[Plotting code records]
..............................

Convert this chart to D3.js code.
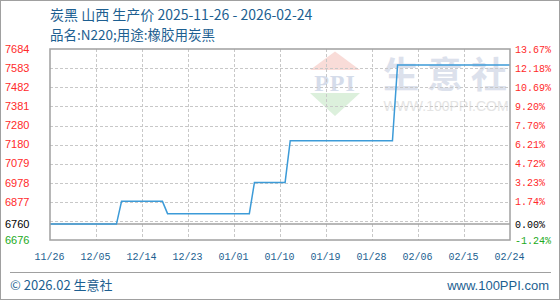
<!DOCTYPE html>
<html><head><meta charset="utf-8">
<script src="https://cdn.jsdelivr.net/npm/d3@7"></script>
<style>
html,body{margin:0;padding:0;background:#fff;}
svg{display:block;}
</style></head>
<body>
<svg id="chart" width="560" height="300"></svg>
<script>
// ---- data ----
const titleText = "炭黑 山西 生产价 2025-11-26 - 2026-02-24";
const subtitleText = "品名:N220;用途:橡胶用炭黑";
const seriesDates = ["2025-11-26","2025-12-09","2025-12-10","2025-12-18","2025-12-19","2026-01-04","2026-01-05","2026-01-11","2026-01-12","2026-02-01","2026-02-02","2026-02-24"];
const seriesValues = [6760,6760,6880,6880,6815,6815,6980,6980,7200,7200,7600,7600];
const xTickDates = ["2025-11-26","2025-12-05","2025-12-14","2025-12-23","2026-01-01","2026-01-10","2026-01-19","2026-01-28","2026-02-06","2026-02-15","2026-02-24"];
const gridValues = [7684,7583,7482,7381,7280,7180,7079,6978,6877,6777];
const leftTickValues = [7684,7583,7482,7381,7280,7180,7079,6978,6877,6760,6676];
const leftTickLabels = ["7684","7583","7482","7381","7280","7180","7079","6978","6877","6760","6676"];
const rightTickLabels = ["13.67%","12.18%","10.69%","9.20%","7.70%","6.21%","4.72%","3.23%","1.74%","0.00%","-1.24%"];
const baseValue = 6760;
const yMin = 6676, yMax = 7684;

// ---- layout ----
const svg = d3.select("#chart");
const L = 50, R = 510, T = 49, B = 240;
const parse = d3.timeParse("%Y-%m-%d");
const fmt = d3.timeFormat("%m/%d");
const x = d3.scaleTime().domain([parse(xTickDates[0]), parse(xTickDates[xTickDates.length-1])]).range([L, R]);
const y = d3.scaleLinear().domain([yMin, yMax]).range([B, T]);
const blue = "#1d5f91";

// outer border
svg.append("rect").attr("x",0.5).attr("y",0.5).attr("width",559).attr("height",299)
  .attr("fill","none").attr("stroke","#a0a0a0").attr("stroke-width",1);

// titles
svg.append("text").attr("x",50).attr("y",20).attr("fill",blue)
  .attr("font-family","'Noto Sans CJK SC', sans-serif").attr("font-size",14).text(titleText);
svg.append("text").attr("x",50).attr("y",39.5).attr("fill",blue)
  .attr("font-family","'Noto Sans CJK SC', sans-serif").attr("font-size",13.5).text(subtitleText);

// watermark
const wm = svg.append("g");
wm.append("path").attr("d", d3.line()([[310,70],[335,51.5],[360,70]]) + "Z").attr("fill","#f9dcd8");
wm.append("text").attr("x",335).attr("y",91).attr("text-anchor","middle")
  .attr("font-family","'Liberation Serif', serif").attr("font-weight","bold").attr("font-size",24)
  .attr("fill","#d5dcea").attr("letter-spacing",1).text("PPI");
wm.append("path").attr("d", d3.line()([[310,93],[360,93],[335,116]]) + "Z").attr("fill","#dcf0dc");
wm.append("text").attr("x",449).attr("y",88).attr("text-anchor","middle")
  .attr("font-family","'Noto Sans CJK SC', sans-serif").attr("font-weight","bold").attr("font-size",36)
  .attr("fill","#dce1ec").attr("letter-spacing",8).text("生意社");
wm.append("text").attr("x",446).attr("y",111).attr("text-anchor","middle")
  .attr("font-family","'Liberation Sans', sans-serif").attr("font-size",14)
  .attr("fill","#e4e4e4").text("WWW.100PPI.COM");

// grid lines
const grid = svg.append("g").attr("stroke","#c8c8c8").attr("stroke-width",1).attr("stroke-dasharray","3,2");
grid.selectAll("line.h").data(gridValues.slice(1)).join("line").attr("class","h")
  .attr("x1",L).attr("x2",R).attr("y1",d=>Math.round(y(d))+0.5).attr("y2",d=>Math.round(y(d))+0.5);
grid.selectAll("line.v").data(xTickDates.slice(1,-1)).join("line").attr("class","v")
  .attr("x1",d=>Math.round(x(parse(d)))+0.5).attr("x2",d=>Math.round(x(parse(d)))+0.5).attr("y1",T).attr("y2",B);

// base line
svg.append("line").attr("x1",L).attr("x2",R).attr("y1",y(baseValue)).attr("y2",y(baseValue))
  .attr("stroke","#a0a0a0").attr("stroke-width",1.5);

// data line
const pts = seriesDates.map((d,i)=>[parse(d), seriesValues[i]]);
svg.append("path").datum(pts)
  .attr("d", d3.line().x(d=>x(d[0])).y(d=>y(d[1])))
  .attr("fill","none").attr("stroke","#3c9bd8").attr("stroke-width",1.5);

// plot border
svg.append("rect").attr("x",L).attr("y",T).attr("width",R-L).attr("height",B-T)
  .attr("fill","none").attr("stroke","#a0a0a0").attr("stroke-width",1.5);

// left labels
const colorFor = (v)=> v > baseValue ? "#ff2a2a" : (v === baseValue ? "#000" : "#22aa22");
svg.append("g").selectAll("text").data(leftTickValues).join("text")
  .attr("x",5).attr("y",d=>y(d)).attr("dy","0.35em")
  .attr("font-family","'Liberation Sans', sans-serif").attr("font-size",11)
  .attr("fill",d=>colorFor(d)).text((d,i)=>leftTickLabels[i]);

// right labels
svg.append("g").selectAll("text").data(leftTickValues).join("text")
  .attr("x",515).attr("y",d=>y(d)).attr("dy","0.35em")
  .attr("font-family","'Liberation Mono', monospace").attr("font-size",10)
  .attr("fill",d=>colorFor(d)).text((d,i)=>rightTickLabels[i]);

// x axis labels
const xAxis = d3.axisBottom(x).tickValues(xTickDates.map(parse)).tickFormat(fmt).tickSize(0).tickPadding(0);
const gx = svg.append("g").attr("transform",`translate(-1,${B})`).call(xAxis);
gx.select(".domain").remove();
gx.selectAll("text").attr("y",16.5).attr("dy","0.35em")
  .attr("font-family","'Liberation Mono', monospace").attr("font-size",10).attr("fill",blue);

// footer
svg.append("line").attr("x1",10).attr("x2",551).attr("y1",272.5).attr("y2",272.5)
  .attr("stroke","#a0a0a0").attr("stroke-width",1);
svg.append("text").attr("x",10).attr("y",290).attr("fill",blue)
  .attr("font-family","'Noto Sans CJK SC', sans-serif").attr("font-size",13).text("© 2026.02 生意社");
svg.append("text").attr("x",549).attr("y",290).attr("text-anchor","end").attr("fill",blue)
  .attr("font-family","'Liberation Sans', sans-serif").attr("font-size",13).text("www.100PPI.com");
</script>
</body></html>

..............................

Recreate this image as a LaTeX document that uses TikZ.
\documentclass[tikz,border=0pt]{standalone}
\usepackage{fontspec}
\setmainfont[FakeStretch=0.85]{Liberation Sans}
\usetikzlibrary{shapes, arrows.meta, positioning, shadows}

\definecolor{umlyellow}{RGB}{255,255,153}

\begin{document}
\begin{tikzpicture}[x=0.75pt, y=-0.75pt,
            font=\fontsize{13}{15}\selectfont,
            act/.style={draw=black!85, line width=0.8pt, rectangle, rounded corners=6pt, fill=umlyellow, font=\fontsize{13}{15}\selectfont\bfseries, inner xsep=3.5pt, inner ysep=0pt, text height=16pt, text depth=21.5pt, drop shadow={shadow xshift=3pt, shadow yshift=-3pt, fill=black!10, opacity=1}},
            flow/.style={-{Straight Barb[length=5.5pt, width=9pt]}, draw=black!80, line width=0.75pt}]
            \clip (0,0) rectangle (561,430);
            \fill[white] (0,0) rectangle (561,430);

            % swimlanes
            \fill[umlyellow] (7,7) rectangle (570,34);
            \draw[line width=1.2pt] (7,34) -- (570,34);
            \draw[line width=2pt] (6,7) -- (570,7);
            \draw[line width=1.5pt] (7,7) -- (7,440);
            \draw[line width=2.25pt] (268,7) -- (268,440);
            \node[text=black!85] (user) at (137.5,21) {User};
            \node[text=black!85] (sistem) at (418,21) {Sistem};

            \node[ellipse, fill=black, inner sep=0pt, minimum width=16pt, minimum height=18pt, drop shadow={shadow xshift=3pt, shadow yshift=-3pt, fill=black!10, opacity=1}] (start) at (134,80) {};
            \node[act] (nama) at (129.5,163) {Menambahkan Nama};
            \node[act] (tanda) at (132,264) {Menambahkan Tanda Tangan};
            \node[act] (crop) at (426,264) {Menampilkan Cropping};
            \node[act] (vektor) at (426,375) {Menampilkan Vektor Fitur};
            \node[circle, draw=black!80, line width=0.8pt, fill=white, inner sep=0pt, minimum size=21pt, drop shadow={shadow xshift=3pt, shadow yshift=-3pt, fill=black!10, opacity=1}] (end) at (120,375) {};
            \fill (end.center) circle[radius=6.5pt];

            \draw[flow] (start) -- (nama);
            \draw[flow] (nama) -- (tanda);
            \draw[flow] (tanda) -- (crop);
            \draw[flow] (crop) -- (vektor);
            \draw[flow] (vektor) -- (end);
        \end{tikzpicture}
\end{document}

..............................

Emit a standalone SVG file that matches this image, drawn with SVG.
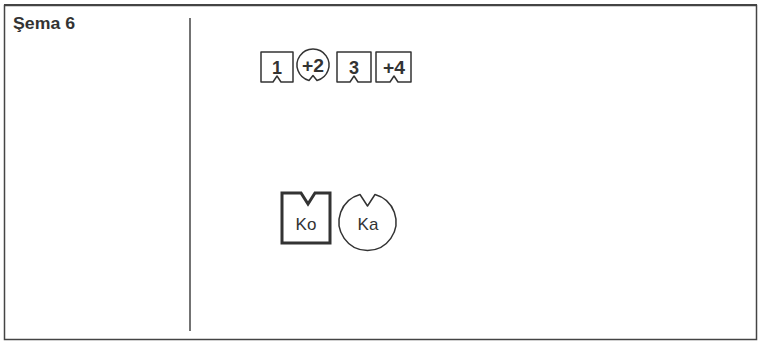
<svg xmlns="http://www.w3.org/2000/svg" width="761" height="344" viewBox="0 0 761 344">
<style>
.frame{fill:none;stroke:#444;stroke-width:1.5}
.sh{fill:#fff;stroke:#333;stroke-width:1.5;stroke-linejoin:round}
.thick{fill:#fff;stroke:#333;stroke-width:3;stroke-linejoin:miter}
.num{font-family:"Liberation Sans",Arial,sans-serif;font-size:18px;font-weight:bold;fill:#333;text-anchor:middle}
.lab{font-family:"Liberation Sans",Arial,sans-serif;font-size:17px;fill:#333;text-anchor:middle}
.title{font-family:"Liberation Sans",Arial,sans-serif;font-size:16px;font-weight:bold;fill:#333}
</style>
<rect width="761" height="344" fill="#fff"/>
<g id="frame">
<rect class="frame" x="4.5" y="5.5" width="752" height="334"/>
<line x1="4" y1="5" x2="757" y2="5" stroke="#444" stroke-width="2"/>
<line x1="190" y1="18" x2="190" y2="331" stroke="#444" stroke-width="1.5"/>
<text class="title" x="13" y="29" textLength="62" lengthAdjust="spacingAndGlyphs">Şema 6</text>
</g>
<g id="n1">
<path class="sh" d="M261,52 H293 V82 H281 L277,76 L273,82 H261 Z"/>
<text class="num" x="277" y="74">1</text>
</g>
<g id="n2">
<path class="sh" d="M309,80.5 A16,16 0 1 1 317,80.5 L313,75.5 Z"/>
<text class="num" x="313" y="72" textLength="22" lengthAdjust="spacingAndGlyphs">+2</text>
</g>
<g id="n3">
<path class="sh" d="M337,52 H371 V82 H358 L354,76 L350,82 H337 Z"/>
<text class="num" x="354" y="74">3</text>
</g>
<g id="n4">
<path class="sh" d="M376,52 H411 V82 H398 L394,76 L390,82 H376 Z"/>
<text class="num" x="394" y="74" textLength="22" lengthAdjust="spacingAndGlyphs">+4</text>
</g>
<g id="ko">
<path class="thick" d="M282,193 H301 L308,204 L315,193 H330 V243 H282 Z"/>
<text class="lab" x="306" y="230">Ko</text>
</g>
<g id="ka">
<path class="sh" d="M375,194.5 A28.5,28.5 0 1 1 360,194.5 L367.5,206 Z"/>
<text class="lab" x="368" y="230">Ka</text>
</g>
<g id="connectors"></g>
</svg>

..............................

**What to work on**
Give back, unchanged, each line from the one containing "Convert this chart to D3.js code." through the one containing "const yMin = 6676, yMax = 7684;". Pictures are to be left out.

**Response below**
Convert this chart to D3.js code.
<!DOCTYPE html>
<html><head><meta charset="utf-8">
<script src="https://cdn.jsdelivr.net/npm/d3@7"></script>
<style>
html,body{margin:0;padding:0;background:#fff;}
svg{display:block;}
</style></head>
<body>
<svg id="chart" width="560" height="300"></svg>
<script>
// ---- data ----
const titleText = "炭黑 山西 生产价 2025-11-26 - 2026-02-24";
const subtitleText = "品名:N220;用途:橡胶用炭黑";
const seriesDates = ["2025-11-26","2025-12-09","2025-12-10","2025-12-18","2025-12-19","2026-01-04","2026-01-05","2026-01-11","2026-01-12","2026-02-01","2026-02-02","2026-02-24"];
const seriesValues = [6760,6760,6880,6880,6815,6815,6980,6980,7200,7200,7600,7600];
const xTickDates = ["2025-11-26","2025-12-05","2025-12-14","2025-12-23","2026-01-01","2026-01-10","2026-01-19","2026-01-28","2026-02-06","2026-02-15","2026-02-24"];
const gridValues = [7684,7583,7482,7381,7280,7180,7079,6978,6877,6777];
const leftTickValues = [7684,7583,7482,7381,7280,7180,7079,6978,6877,6760,6676];
const leftTickLabels = ["7684","7583","7482","7381","7280","7180","7079","6978","6877","6760","6676"];
const rightTickLabels = ["13.67%","12.18%","10.69%","9.20%","7.70%","6.21%","4.72%","3.23%","1.74%","0.00%","-1.24%"];
const baseValue = 6760;
const yMin = 6676, yMax = 7684;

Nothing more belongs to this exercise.